All summer long, the place we heard the most about was this city called Baraboo, a place in Wisconsin, situated in the shadow of the Dells - a tourist trap with gift shops, a wax museum and two miniature golf courses for every man, woman and child counted toward the city's population. It's a place of grotesquely manufactured entertainment and leisure that it breeds, in the good folks of Baraboo, something like hatred for it. They love their town for every way that it's not alike.
They prefer a place that, from all the accounts that we were hearing, must have a magical spring and the sky that it holds above it must serve only this one particular destination. With that aerial privilege certainly must come some kind of special beauty - a night sky that contains the most lustrous and heavenly dusting of stars and their constellations that anyone could ever wish to gaze upon. It must create storms that energize. The blizzards there must be quite phenomenal and when the winds heave their ways through, that must be when the prayers of the sailors are answered, even if they're without a boat or the water to place one on.
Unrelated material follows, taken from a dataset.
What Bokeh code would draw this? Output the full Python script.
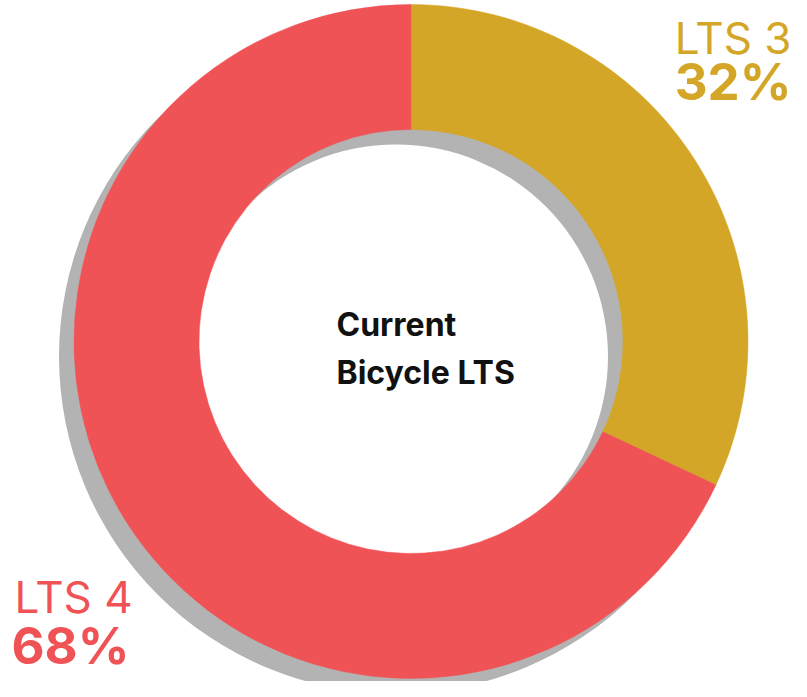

For, without it needing to make too much sense, the idea of the kids of the extraordinary (yes, abso-fucking-lutely extraordinary!) band PHOX as sailors strikes me as interesting, if not simply romantic and curious. Each of the players in this band from Baraboo - Monica Martin, Matt Holmen, Sean Krunnfusz, Dave Roberts, Matt Roberts and Che Van Huss - contribute so much to the texture of each of these nuanced, spectacularly arranged and interesting songs that we feel as if they're each chartering us on individual cruises that we would never have anticipated. They are equal parts and still, it's lead singer Martin who takes it all over the top, making every story feel as if it's one of those dreamy and vibrant tales that come from the notebooks of Wes Anderson and Roman Coppola. Her voice - smoked perfectly at the corners - is a tremendous weapon that sounds as if it's known enough wonders and enough sadness to know the difference and the vast number of similarities. Along with that distinction, she has a way of portraying the beauty in lives that skirt the difference - ones that are ultimately wondrous when dunked in just enough sadness.
These songs could only come from a place that's banked on its sides, but the shadows and the shade trees. It could only come from a group of people who describe themselves as "blessed with madness, illusions of grandeur and the inability to do the same thing twice." Martin sings that "revelry is my goddamned right" and it certainly seems so. These songs cover a wide spectrum of the very things that make us feel electrified and those that make us feel as if we're as hollow as an old tree that's been turned into a hazard. There are crying jags and there the sweet words that are either left on the table or come too little, too late. It's the way you live when you're involved with your circumstances, when you're familiar with your shadows. It's when you know that you can't banish them, but you can rescue as much of the good light, as much of the levity, as much of the warming drink and the loving embraces out of the jaws of those shadows.